Ее мысли снова и снова уносились к воспоминаниям, которые мешали ей жить все эти шесть лет и которые ей так хотелось выбросить из памяти. Как отчетливо Ирина видела теперь перед своими глазами залитое лунным светом ласковое, задумчивое море, как до боли явственно ощущала бархатную прохладу южной ночи! Ей казалось, что они с Робертом без конца шагают по морскому берегу, и в ушах у нее звенел шум прибоя, который то ласково шептался с прибрежной галькой, то недовольно, по-стариковски сердито ворчал… И шли они не под руку, как гуляют влюбленные, а рука об руку, как хорошие друзья. Так было лучше. Роберт говорил, что так надо идти по жизни, рука об руку, всегда и во всем вместе — в учебе, в труде, так надо встречать горе, так надо идти навстречу радостям. И ей казалось, что все в жизни осуществимо, когда шагаешь в ногу с другом. Они строили тогда планы на будущее: он станет инженером, она — певицей. И не в должностях, а в самом труде содержание и богатство жизни! Не в обставленной квартире и хорошей одежде. Все это, конечно, нужно, но это дело наживное. Человеку нужно все, решительно все, что только есть хорошего в жизни: и друзья, и книги, над которыми хочется и плакать и смеяться. Нужно такое увлечение работой, чтоб иногда валиться с ног от усталости, а душой ликовать от радости. Случается и горе, и тогда нужны силы, чтобы встретить его и победить… Роберт помог ей это понять, она чувствовала, как это правильно… А теплое ласковое море шуршало рядом.

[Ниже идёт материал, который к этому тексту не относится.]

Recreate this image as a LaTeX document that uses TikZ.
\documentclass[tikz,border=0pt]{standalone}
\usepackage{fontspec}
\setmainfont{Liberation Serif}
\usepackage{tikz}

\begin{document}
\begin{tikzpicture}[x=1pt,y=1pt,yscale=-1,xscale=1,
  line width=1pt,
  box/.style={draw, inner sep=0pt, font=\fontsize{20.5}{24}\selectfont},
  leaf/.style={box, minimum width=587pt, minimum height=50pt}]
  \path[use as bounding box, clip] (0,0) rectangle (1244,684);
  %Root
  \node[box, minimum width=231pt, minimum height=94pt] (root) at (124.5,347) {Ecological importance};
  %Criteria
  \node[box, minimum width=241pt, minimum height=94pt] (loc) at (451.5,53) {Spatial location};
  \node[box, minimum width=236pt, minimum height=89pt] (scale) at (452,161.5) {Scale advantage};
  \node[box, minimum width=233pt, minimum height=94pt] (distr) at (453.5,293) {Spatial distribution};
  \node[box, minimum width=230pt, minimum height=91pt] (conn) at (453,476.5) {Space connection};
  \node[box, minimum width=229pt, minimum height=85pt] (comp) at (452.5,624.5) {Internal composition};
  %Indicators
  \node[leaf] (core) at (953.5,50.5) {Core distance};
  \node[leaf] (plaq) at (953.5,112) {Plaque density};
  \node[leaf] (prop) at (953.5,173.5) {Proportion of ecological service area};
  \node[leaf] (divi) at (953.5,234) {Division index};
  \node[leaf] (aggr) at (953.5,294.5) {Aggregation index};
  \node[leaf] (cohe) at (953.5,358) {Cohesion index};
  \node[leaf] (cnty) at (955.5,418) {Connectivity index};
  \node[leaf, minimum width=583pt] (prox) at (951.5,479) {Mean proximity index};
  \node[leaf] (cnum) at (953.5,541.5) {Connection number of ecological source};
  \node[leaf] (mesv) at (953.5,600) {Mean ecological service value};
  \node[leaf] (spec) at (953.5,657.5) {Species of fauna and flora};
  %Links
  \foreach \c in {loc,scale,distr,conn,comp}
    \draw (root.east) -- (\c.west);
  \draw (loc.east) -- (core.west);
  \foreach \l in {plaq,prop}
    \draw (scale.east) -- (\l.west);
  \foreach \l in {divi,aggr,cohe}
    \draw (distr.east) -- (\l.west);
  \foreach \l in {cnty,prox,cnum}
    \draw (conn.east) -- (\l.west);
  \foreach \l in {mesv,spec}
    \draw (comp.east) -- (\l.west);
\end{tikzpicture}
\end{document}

А потом… Четыре года спустя тоже была лунная ночь. Но это была северная луна, и на улице стояла осень. Она с Вейкко вышла из-за свадебного стола, подышать свежим воздухом. Вейкко держал ее за руку и с нескрываемой нежностью смотрел на нее. Ирина тихо спросила:
— Ну, что скажешь, Вейкко?
Он ответил не сразу:
— Завтра мы пойдем и купим тебе зимнее пальто.
В этот момент Ирина впервые за свадебным вечер вспомнила Роберта и тяжело вздохнула. Зимнее пальто ей действительно купили на следующий же день, но уж лучше бы не покупали. Ирине было бы легче. Немало Вейкко говорил ей и ласковых слов, говорил безыскусно и просто, но тоном, каким говорят с детьми. Ей же хотелось, чтобы к ней относились без покровительства, как к равной. Вейкко был всегда заботлив, он ни в чем не отказывал ей, а ее помощи никогда не просил. Ирина знала, почему перерасходованы средства на строительстве, знала, что Вейкко против стройки левого крыла на улице Березовой, но он не сумел по-настоящему заинтересовать ее своими делами. Иногда он говорил, что ей надо учиться, быть может, снова попытаться поступить в театральный техникум, но дальше разговоров дело не шло. Со временем на нее все сильнее наваливалась тяжесть равнодушия к самой себе и усталость.